A person who is the subject of a reducible hernia should take great care to obtain an accurately fitting truss, and should remember that whenever symptoms resembling in any degree those of strangulation occur, delay in treatment may prove fatal. A surgeon should at once be communicated with, and he should come prepared to operate.
(E. O.*)
HERNICI, an ancient people of Italy, whose territory was in Latium between the Fucine Lake and the Trerus, bounded by the Volscian on the S., and by the Aequian and the Marsian on the N. They long maintained their independence, and in 486 B.C. were still strong enough to conclude an equal treaty with the Latins (Dion. Hal. viii. 64 and 68). They broke away from Rome in 362 (Livy vii. 6 ff.) and in 306 (Livy ix. 42), when their chief town Anagnia (q.v.) was taken and reduced to a praefecture, but Ferentinum, Aletrium and Verulae were rewarded for their fidelity by being allowed to remain free municipia, a position which at that date they preferred to the civitas. The name of the Hernici, like that of the Volsci, is missing from the list of Italian peoples whom Polybius (ii. 24) describes as able to furnish troops in 225 B.C.; by that date, therefore, their territory cannot have been distinguished from Latium generally, and it seems probable (Beloch, Ital. Bund, p. 123) that they had then received the full Roman citizenship. The oldest Latin inscriptions of the district (from Ferentinum, C.I.L. x. 5837-5840) are earlier than the Social War, and present no local characteristic.
For further details of their history see C.I.L. x. 572.
There is no evidence to show that the Hernici ever spoke a really different dialect from the Latins; but one or two glosses indicate that they had certain peculiarities of vocabulary, such as might be expected among folk who clung to their local customs. Their name, however, with its Co-termination, classes them along with the Co-tribes, like the Volsci, who would seem to have been earlier inhabitants of the west coast of Italy, rather than with the tribes whose names were formed with the No-suffix. On this question see [Volsci] and [Sabini].

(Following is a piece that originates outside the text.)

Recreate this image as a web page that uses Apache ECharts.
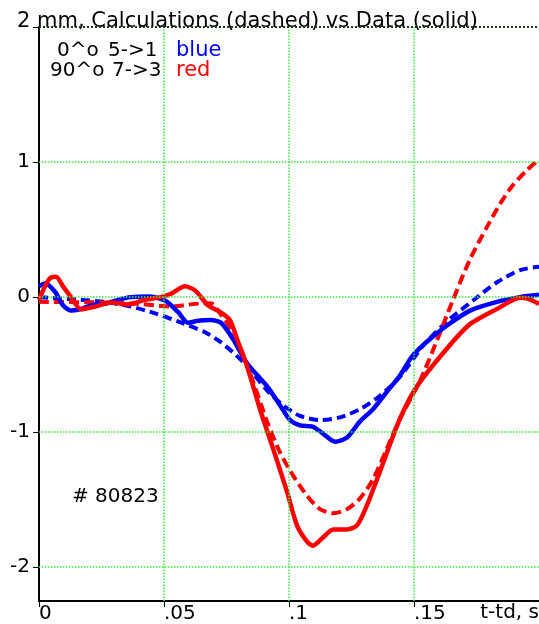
<!DOCTYPE html>
<html>
<head>
<meta charset="utf-8">
<script src="https://cdn.jsdelivr.net/npm/echarts@6/dist/echarts.min.js"></script>
<style>
html,body{margin:0;padding:0;background:#fff;}
#c{width:539px;height:624px;}
</style>
</head>
<body>
<div id="c"></div>
<script>
// ---- data (t - td in seconds, displacement in mm) ----
var blueDataT = [0,0.0024,0.0064,0.0096,0.0128,0.0164,0.0212,0.0264,0.0316,0.0368,0.0436,0.0504,0.0556,0.0596,0.0636,0.0688,0.0728,0.0776,0.0832,0.0912,0.0964,0.1004,0.1044,0.1096,0.1136,0.1184,0.1232,0.1284,0.1336,0.1392,0.1444,0.1496,0.1564,0.1632,0.1724,0.1832,0.1924,0.2];
var blueDataV = [0.08,0.10,0.04,-0.06,-0.10,-0.09,-0.06,-0.05,-0.02,0.0,0.005,-0.025,-0.11,-0.19,-0.175,-0.17,-0.19,-0.31,-0.49,-0.66,-0.80,-0.91,-0.95,-0.96,-1.01,-1.07,-1.04,-0.92,-0.83,-0.70,-0.58,-0.43,-0.31,-0.21,-0.10,-0.035,0.0,0.017];

var blueCalcT = [0,0.0084,0.0164,0.0264,0.0368,0.0464,0.0556,0.0664,0.0724,0.0776,0.0832,0.0912,0.0976,0.1044,0.1124,0.1204,0.1284,0.1364,0.1444,0.1536,0.1632,0.1736,0.1832,0.1924,0.2];
var blueCalcV = [0.0,-0.01,-0.02,-0.035,-0.07,-0.12,-0.18,-0.26,-0.33,-0.41,-0.51,-0.69,-0.80,-0.88,-0.91,-0.89,-0.83,-0.73,-0.59,-0.36,-0.18,-0.025,0.11,0.20,0.225];

var redDataT = [0,0.0024,0.0044,0.0068,0.0096,0.0128,0.0168,0.0224,0.0288,0.0356,0.0424,0.0488,0.0528,0.0584,0.0624,0.0676,0.0724,0.0764,0.0792,0.0832,0.0884,0.0936,0.0992,0.1032,0.1072,0.1096,0.1136,0.1176,0.1232,0.1272,0.1312,0.1364,0.1444,0.1512,0.1632,0.1724,0.1832,0.1924,0.1952,0.2];
var redDataV = [-0.02,0.08,0.14,0.15,0.08,0.0,-0.09,-0.07,-0.04,-0.055,-0.02,0.0,0.025,0.08,0.05,-0.06,-0.11,-0.17,-0.31,-0.51,-0.83,-1.12,-1.44,-1.69,-1.81,-1.84,-1.78,-1.72,-1.72,-1.69,-1.54,-1.29,-0.90,-0.66,-0.38,-0.20,-0.087,-0.005,-0.01,-0.05];

var redCalcT = [0,0.0264,0.0396,0.0528,0.0624,0.0688,0.0724,0.0776,0.0832,0.0912,0.0964,0.1016,0.1072,0.1124,0.1176,0.1232,0.1284,0.1336,0.1392,0.1444,0.1524,0.1592,0.1656,0.1724,0.1792,0.1844,0.1896,0.1952,0.2];
var redCalcV = [-0.035,-0.04,-0.05,-0.07,-0.05,-0.045,-0.12,-0.26,-0.50,-0.92,-1.15,-1.32,-1.47,-1.57,-1.60,-1.57,-1.49,-1.35,-1.12,-0.90,-0.62,-0.32,-0.02,0.28,0.52,0.69,0.83,0.94,1.02];

var xTicks = [0,0.05,0.1,0.15];
var xTickLabels = ['0','.05','.1','.15'];
var yTicks = [-2,-1,0,1,2];
var yLabelValues = [-2,-1,0,1];
var xGrid = [0.05,0.1,0.15];
var yGrid = [-2,-1,0,1];

var titleText = '2 mm, Calculations (dashed) vs Data (solid)';
var xAxisName = 't-td, s';
var shotText = '# 80823';

function pairs(t, v){ return t.map(function(x,i){ return [x, v[i]]; }); }

var FONT = '"DejaVu Sans", sans-serif';
var GREEN = '#3fe83f';

var chart = echarts.init(document.getElementById('c'), null, {renderer:'canvas'});

var gridLines = xGrid.map(function(x){ return {xAxis:x}; })
  .concat(yGrid.map(function(y){ return {yAxis:y}; }));

chart.setOption({
  animation:false,
  backgroundColor:'#ffffff',
  grid:{left:39, right:0, top:27, bottom:23, containLabel:false},
  xAxis:{
    type:'value', min:0, max:0.2,
    axisLine:{show:true, onZero:false, lineStyle:{color:'#000', width:2}},
    axisTick:{show:true, length:6, customValues:xTicks, lineStyle:{color:'#000', width:1}},
    axisLabel:{show:true, customValues:xTicks, margin:3, align:'left', fontFamily:FONT, fontSize:20, color:'#000',
      formatter:function(v){ var i = xTicks.indexOf(v); return i>=0 ? xTickLabels[i] : ''; }},
    splitLine:{show:false}
  },
  yAxis:{
    type:'value', min:-2.25, max:2,
    axisLine:{show:true, onZero:false, lineStyle:{color:'#000', width:2}},
    axisTick:{show:true, length:6, customValues:yTicks, lineStyle:{color:'#000', width:1}},
    axisLabel:{show:true, customValues:yLabelValues, margin:9, fontFamily:FONT, fontSize:20, color:'#000', padding:[0,0,7,0]},
    splitLine:{show:false}
  },
  graphic:[
    {type:'text', left:17, top:11, style:{text:titleText, font:'21px "DejaVu Sans", sans-serif', fill:'#000'}},
    {type:'text', left:57, top:41, style:{text:'0^o', font:'20px "DejaVu Sans", sans-serif', fill:'#000'}},
    {type:'text', left:108, top:41, style:{text:'5->1', font:'20px "DejaVu Sans", sans-serif', fill:'#000'}},
    {type:'text', left:50, top:61, style:{text:'90^o', font:'20px "DejaVu Sans", sans-serif', fill:'#000'}},
    {type:'text', left:112, top:61, style:{text:'7->3', font:'20px "DejaVu Sans", sans-serif', fill:'#000'}},
    {type:'text', left:176, top:40, style:{text:'blue', font:'21px "DejaVu Sans", sans-serif', fill:'#0000ff'}},
    {type:'text', left:176, top:60, style:{text:'red', font:'21px "DejaVu Sans", sans-serif', fill:'#ff0000'}},
    {type:'text', left:72, top:487, style:{text:shotText, font:'20px "DejaVu Sans", sans-serif', fill:'#000'}},
    {type:'text', right:0, top:603, style:{text:xAxisName, font:'20px "DejaVu Sans", sans-serif', fill:'#000'}}
  ],
  series:[
    {type:'line', name:'grid', data:[], silent:true,
      markLine:{silent:true, symbol:'none', label:{show:false}, animation:false,
        lineStyle:{color:GREEN, type:'dotted', width:1.5}, data:gridLines}},
    {type:'line', name:'border', data:[], silent:true,
      markLine:{silent:true, symbol:'none', label:{show:false}, animation:false,
        lineStyle:{color:'#1a3a1a', type:'dotted', width:2}, data:[{yAxis:2}]}},
    {type:'line', name:'blue calc', data:pairs(blueCalcT, blueCalcV), showSymbol:false, smooth:0.25,
      lineStyle:{color:'#0000ff', width:4, type:[9,5]}},
    {type:'line', name:'red calc', data:pairs(redCalcT, redCalcV), showSymbol:false, smooth:0.25,
      lineStyle:{color:'#ff0000', width:4, type:[10,5]}},
    {type:'line', name:'blue data', data:pairs(blueDataT, blueDataV), showSymbol:false, smooth:0.25,
      lineStyle:{color:'#0000ff', width:4.5}},
    {type:'line', name:'red data', data:pairs(redDataT, redDataV), showSymbol:false, smooth:0.25,
      lineStyle:{color:'#ff0000', width:4.5}}
  ]
});
</script>
</body>
</html>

See Conway’s Italic Dialects (Camb. Univ. Press, 1897), p. 306 ff., where the glosses and the local and personal names of the district will be found.
(R. S. C.)
HERNÖSAND, a seaport of Sweden, chief town of the district (län) of Vesternorrland on the Gulf of Bothnia. Pop. (1900) 7890. It stands on the island of Hernö (which is connected with the mainland by bridges) near the mouth of the Ångerman river, 423 m. N. of Stockholm by rail. It is the seat of a bishop and possesses a fine cathedral. There are engine-works, timber-yards and saw-mills. The harbour is good, but generally ice-bound from December to May. Timber, iron and wood-pulp are exported. There are a school of navigation and an institute for pisciculture. Hernösand was founded in 1584, and received its first town-privileges from John III. in 1587. It was the first town in Europe to be lighted by electricity (1885). The poet Franzen (q.v.), Bishop of Hernösand, is buried here.